One in two people in the U.S. with employer-sponsored health insurance worry that a major health event in their household could lead to bankruptcy, according to research gathered by West Health and Gallup in Business Speaks: The Future of Employer-Sponsored Insurance.

Gallup and West Health presented their study in a webinar earlier this week; in today’s post, I feature a few key data points that particularly resonate as I celebrate/appreciate yesterday’s U.S. Supreme Court’s ruling on the Affordable Care Act (i.e., California v. Texas) combined with a new study published in JAMA Network Open, discussed below the digital fold in the Hot Points. 

Even in 2021, we still see so-called “job-lock” with workers staying in jobs that offer health insurance benefits. Gallup-West Health found that overall, 16% (1 in 6) of workers stay in an unwanted job for the health insurance benefits. This varies from 21% of Black workers to 14% of White workers, and those earning under $48,000 a year (with 28% staying in an unwanted job for insurance) compared with 10% of people earning $120,000 and over.

One-half of U.S. adults covered by workplace health insurance are concerned about the cost of healthcare rising until they can no longer afford it, and 52% are worried about the cost of prescription drugs they could not afford,

One-half of people “strongly” agreed with allowing the Federal government to set limits on drug price increases or to negotiate prices for certain high-cost drugs that have no competitors, in addition to capping prices for hospitals in certain markets with limited/no competition.

Another 23% of consumers “somewhat” agreed with the two drug pricing control strategies, as well.

Gallup and West Health noted that this intensity of support for price regulation was noteworthy in this study.

Gallup-West Health surveyed 3,870 U.S. adults aged 18 and over in March 2021 for this study.

Health Populi’s Hot Points:   U.S. workers with private insurance more likely report poor access to health care, greater costs of care, and lower satisfaction with care versus people covered by public health insurance plans — whether Medicaid, Medicare, VHA or military coverage. This remarkable finding was reported on June 1, 2021, in Access to Care, Cost of Care, and Satisfaction With Care Among Adults With Private and Public Health Insurance in the US, published in JAMA Network Open.

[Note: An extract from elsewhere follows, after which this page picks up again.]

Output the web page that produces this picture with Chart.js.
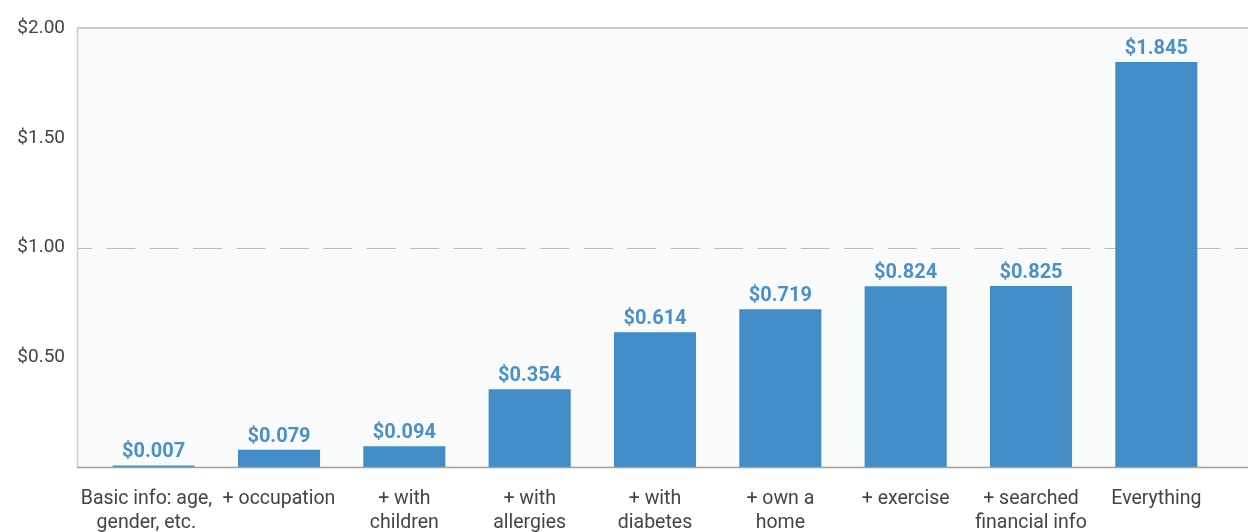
<!DOCTYPE html>
<html>
<head>
<meta charset="utf-8">
<script src="https://cdn.jsdelivr.net/npm/chart.js@4"></script>
<style>
  html, body { margin: 0; padding: 0; background: #fff; }
  #wrap { width: 1248px; height: 532px; }
</style>
</head>
<body>
<div id="wrap"><canvas id="myChart" width="1248" height="532"></canvas></div>
<script>
// trailing spaces nudge the first label left, as in the original
const categories = [
    ['Basic info: age,   ', 'gender, etc.   '],
    '+ occupation',
    ['+ with', 'children'],
    ['+ with', 'allergies'],
    ['+ with', 'diabetes'],
    ['+ own a', 'home'],
    '+ exercise',
    ['+ searched', 'financial info'],
    'Everything'
];
const values = [0.007, 0.079, 0.094, 0.354, 0.614, 0.719, 0.824, 0.825, 1.845];
const tickValues = [0.5, 1.0, 1.5, 2.0];

const barColor = '#428dc7';

// background panel, borders and the dashed $1.00 line
const panel = {
    id: 'panel',
    beforeDatasetsDraw(chart) {
        const ctx = chart.ctx;
        const area = chart.chartArea;
        const y = chart.scales.y;
        const left = 77, right = chart.width;
        ctx.save();
        ctx.fillStyle = '#f9fafa';
        ctx.fillRect(left, area.top, right - left, area.bottom - area.top);

        ctx.lineWidth = 1;
        ctx.strokeStyle = '#bcbcbc';
        ctx.setLineDash([29, 14.4]);
        ctx.lineDashOffset = 14;
        const y1 = Math.round(y.getPixelForValue(1)) + 0.5;
        ctx.beginPath();
        ctx.moveTo(left, y1);
        ctx.lineTo(right, y1);
        ctx.stroke();
        ctx.setLineDash([]);

        ctx.strokeStyle = '#cccccc';
        ctx.lineWidth = 2;
        ctx.beginPath();
        ctx.moveTo(left, area.top);
        ctx.lineTo(right, area.top);
        ctx.stroke();
        ctx.lineWidth = 1.5;
        ctx.beginPath();
        ctx.moveTo(left + 0.5, area.top);
        ctx.lineTo(left + 0.5, area.bottom);
        ctx.stroke();
        ctx.restore();
    },
    afterDatasetsDraw(chart) {
        const ctx = chart.ctx;
        const area = chart.chartArea;
        ctx.save();
        ctx.strokeStyle = '#a0a0a0';
        ctx.lineWidth = 1.5;
        ctx.beginPath();
        ctx.moveTo(77, area.bottom + 0.5);
        ctx.lineTo(chart.width, area.bottom + 0.5);
        ctx.stroke();

        // value labels above bars
        ctx.fillStyle = '#4a91cb';
        ctx.font = 'bold 20px Roboto';
        ctx.textAlign = 'center';
        ctx.textBaseline = 'alphabetic';
        chart.getDatasetMeta(0).data.forEach((bar, i) => {
            ctx.fillText('$' + values[i].toFixed(3), bar.x, bar.y - 8);
        });
        ctx.restore();
    }
};

const ctx = document.getElementById('myChart').getContext('2d');
new Chart(ctx, {
    type: 'bar',
    data: {
        labels: categories,
        datasets: [{
            data: values,
            backgroundColor: barColor,
            borderWidth: 0,
            barPercentage: 0.655,
            categoryPercentage: 1.0
        }]
    },
    options: {
        responsive: false,
        animation: false,
        layout: { padding: { top: 28, right: 29, bottom: 0, left: 0 } },
        plugins: {
            legend: { display: false },
            tooltip: { enabled: false }
        },
        scales: {
            x: {
                afterFit(scale) { scale.height = 65; },
                grid: { display: false, drawTicks: false },
                border: { display: false },
                ticks: {
                    color: '#444',
                    font: { family: 'Roboto', size: 19.5, lineHeight: 1.23 },
                    padding: 20,
                    maxRotation: 0,
                    autoSkip: false
                }
            },
            y: {
                min: 0,
                max: 2,
                afterFit(scale) {
                    scale.width = 91;
                    scale.paddingTop = 0;
                    scale.paddingBottom = 0;
                },
                afterBuildTicks(scale) {
                    scale.ticks = tickValues.map(v => ({ value: v }));
                },
                grid: { display: false, drawTicks: false },
                border: { display: false },
                ticks: {
                    color: '#444',
                    font: { family: 'Roboto', size: 19 },
                    padding: 26,
                    callback: v => '$' + Number(v).toFixed(2)
                }
            }
        }
    },
    plugins: [panel]
});
</script>
</body>
</html>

Why would this be the case, that people insured in commercial/private plans whether employer-sponsored or personally purchased would be so less satisfied with health care (FYI 80% of the study respondents with private insurance were in work-sponsored plans).

The details in the study were that people with private insurance were less likely than folks with Medicare to have a personal physician and more likely to have unstable insurance coverage. Compared with people enrolled in Medicaid, members of private insurance plans were more likely to have medical debt.

It’s important to know that the incidence of medical bankruptcy fell within two years of the implementation of the Affordable Care Act. “The ACA expanded coverage to millions of poor and near-poor families between 2014 and 2016, and the obtaining of health insurance may have staved off financial ruin, perhaps
through a lower accumulation of medical debt,” the study concludes.

Nonetheless, the ACA has not been a panacea ridding Americans of the threat of medical bankruptcy and financial toxicity of health care costs borne by U.S. households. The “Affordable” adjective in the Act’s title has been elusive, and we continue to see a dozen states still not expanding Medicaid to enable health care insurance access to millions of uninsured people. So while we who believe in health care as a civil right and universal health coverage a national objective, we have much work to do to ensure U.S. consumers evolve toward full health citizenship.

As a postscript – on the prescription drug pricing front – watch the line-item in the Gallup-West Health study on driving pricing and U.S. health citizens’ cross-party concurrence for greater regulation. A new poll from STAT looked at the FDA approval process for Aduhelm, the new-new therapy for Alzheimer’s Disease.

Aduhelm is currently has a list price of $56,000 for one year of treatment.

The last graph comes from the survey, conducted by The Harris Poll last week (June 11-13, 2021). The lowest line on the chart shows consumers agreeing with the statement, “I believe the drug is priced fairly.”

Only 15% “strongly agree” that the drug is priced fairly, and 22% “somewhat” agree. One-third are not sure about the pricing, and 28% disagree with the fair-price statement.

There is in Congress some bipartisan concurrence for drug price regulation evolving. In the post-pandemic era, health care costs are rising in health consumers’ minds and at kitchen tables once again, taking the place they had pre-pandemic in polls on Americans’ top health care concerns. This goes, too, for hospitals with respect to surprise billing and out-of-network costs. Watch for the health care stakeholder lobbies to be lobbing campaigns about the value of spending on hospitals, physician care, insurance, and pharma like this new AHIP report.